Dass die Aussicht aus dem letzten Stock im Parkhotel erhaben ist wie jeder Blick aus der Vogelperspektive, steht außer Frage. In der ersten Erzählung, mit der „Auf ganz dünnem Eis“ beginnt, gibt es indes vieles außer einer schönen Aussicht. Es sei denn in der Imagination des Ich-Erzählers, ein Skilehrer, der in einer Skihalle in Nordrhein-Westfalen auf Kunstschnee unterrichtet, wenn er sich, um der Tristesse zu entkommen, vorstellt, wie er früh morgens bei strahlendem Himmel und klirrender Kälte alleine abfährt in den Bergen. Doch wird er gleich einer Gruppe angeschickerter Holländer die Basics des Skisports beibringen. Mit knappen Worten – geblümte Vorhänge, dünn und ausgefranst, auf dem Fenstersims steht ein schmutziger Aschenbecher – umreißt Stamm die Trostlosigkeit des Monteurszimmers, in dem der einsame Erzähler, den es ins Ruhrgebiet verschlagen hat, fristet.
Ein Bus voller Holländer in Skifahrermontur
Peter Stamms Texte provozieren filmische Assoziationen, die bewusst gesetzten Leerstellen lassen Raum für die individuellen Gefühls- und Erfahrungswelten des Lesers. Stamm interessiert sich für die Kippmoment im Leben, für Umbrüche, Sehnsüchte, Parallelwelten. Er erzählt im Grunde eine Geschichte nie zu Ende. Es ist dieses Unfassbare, das Stamms Texte faszinierend macht. Im Fall der Erzählung „Lieke schreibt ...“ kam, sagt Peter Stamm, die Idee nicht von der Figur, sondern der Skihalle in Bottrop, die er sich tatsächlich während einer Lesereise durchs Ruhrgebiet angesehen hatte, als ein Bus voller Holländer in Skifahrermontur bei tristem Wetter vorfuhr. Irgendwann würde er, wusste Stamm, über die Absurdität des Ortes schreiben – im Kontrast zur Schönheit der Berge. Bauen ließ diese Halle übrigens der einstige Skiprofi Marc Girardelli.
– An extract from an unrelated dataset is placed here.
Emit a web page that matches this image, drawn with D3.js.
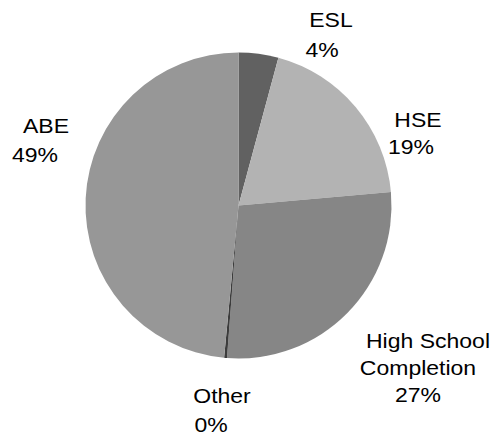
<!DOCTYPE html>
<meta charset="utf-8">
<title>Pie</title>
<style>
body { margin: 0; background: #fff; }
text { font-family: "Liberation Sans", Arial, sans-serif; font-size: 20px; fill: #000; }
</style>
<svg width="494" height="437"></svg>
<script src="https://d3js.org/d3.v7.min.js"></script>
<script>

var categories = ["ESL", "HSE", "High School Completion", "Other", "ABE"];
var values = [4.2, 19.4, 27.6, 0.3, 48.5];
var pctLabels = ["4%", "19%", "27%", "0%", "49%"];
var colors = ["#616161", "#b3b3b3", "#868686", "#3c3c3c", "#979797"];

// label lines, each line: [text, centre x, baseline y]
var labelLines = [
  [["ESL", 331, 27], ["4%", 322, 57]],
  [["HSE", 418, 127], ["19%", 411, 154]],
  [["High School", 428, 348], ["Completion", 418, 375], ["27%", 418, 402]],
  [["Other", 222, 403], ["0%", 211, 432]],
  [["ABE", 46, 133], ["49%", 35, 162]]
];

var svg = d3.select("svg"),
    cx = 238.5, cy = 205.5, radius = 153;

var pie = d3.pie().sort(null).value(function(d) { return d; });
var arc = d3.arc().innerRadius(0).outerRadius(radius);

var g = svg.append("g").attr("transform", "translate(" + cx + "," + cy + ")");

g.selectAll("path")
    .data(pie(values))
    .enter().append("path")
    .attr("d", arc)
    .attr("fill", function(d, i) { return colors[i]; });

categories.forEach(function(c, i) {
  labelLines[i].forEach(function(l, j) {
    // the last line holds the percentage
    var txt = j == labelLines[i].length - 1 ? pctLabels[i] : l[0];
    svg.append("text")
      .attr("text-anchor", "middle")
      .attr("transform", "translate(" + l[1] + "," + l[2] + ") scale(1.15,1)")
      .text(txt);
  });
});

</script>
Auch die zweite Geschichte, berichtet Stamm, ist aus einem bestimmten Ort heraus entstanden. Einem seelenlosen Geschäft für alles rund ums Baby in einem nicht minder seelenlosen Industriegebiet, „als wir den ersten und einzigen Kinderwagen“ gekauft haben. „Elins Äpfel“ erzählt dann allerdings von zwei ungleichen Frauen, dass die Jahreszeiten in der Stadt keine Gerüche haben und von der Zeitlosigkeit der Kindheit: der Gefangenschaft in der Zeit, die zugleich Geborgenheit bedeutet.
„Die besten Texte entstehen, wenn es am leichtesten ist.“
„Wenn ich schreibe, bin ich sehr konzentriert.“ Doch gibt es Tage, an denen Peter Stamm erst gar nicht anfängt, „da würde ich mehr kaputt machen“. Bei vielen Tätigkeiten wird etwas besser, je mehr man sich anstrengt, beim Schreiben verhält es sich andersrum. „Die besten Texte entstehen, wenn es am leichtesten ist.“ Als würde man Roger Federer beim Tennisspielen zusehen, als sei es das Einfachste der Welt. Texte, an denen er zu lange arbeitet, gibt Peter Stamm auf. Meist.
Aus einem unvollendeten Roman ist immerhin „Wintern“ entstanden, die Erzählung, mit der „Auf ganz dünnem Eis“ endet und die in einer möglichen Zukunft spielt. „Ich bin nicht gläubig“, sagt Peter Stamm, gefragt nach den Verweisen in seinen Texten auf Religion und Metaphysik. Doch versteht er die Fragen, die die Kirche stellt, als wesentlich, wenngleich er mit den Antworten nicht einverstanden ist. Eine gute Haltung für einen Sonntag.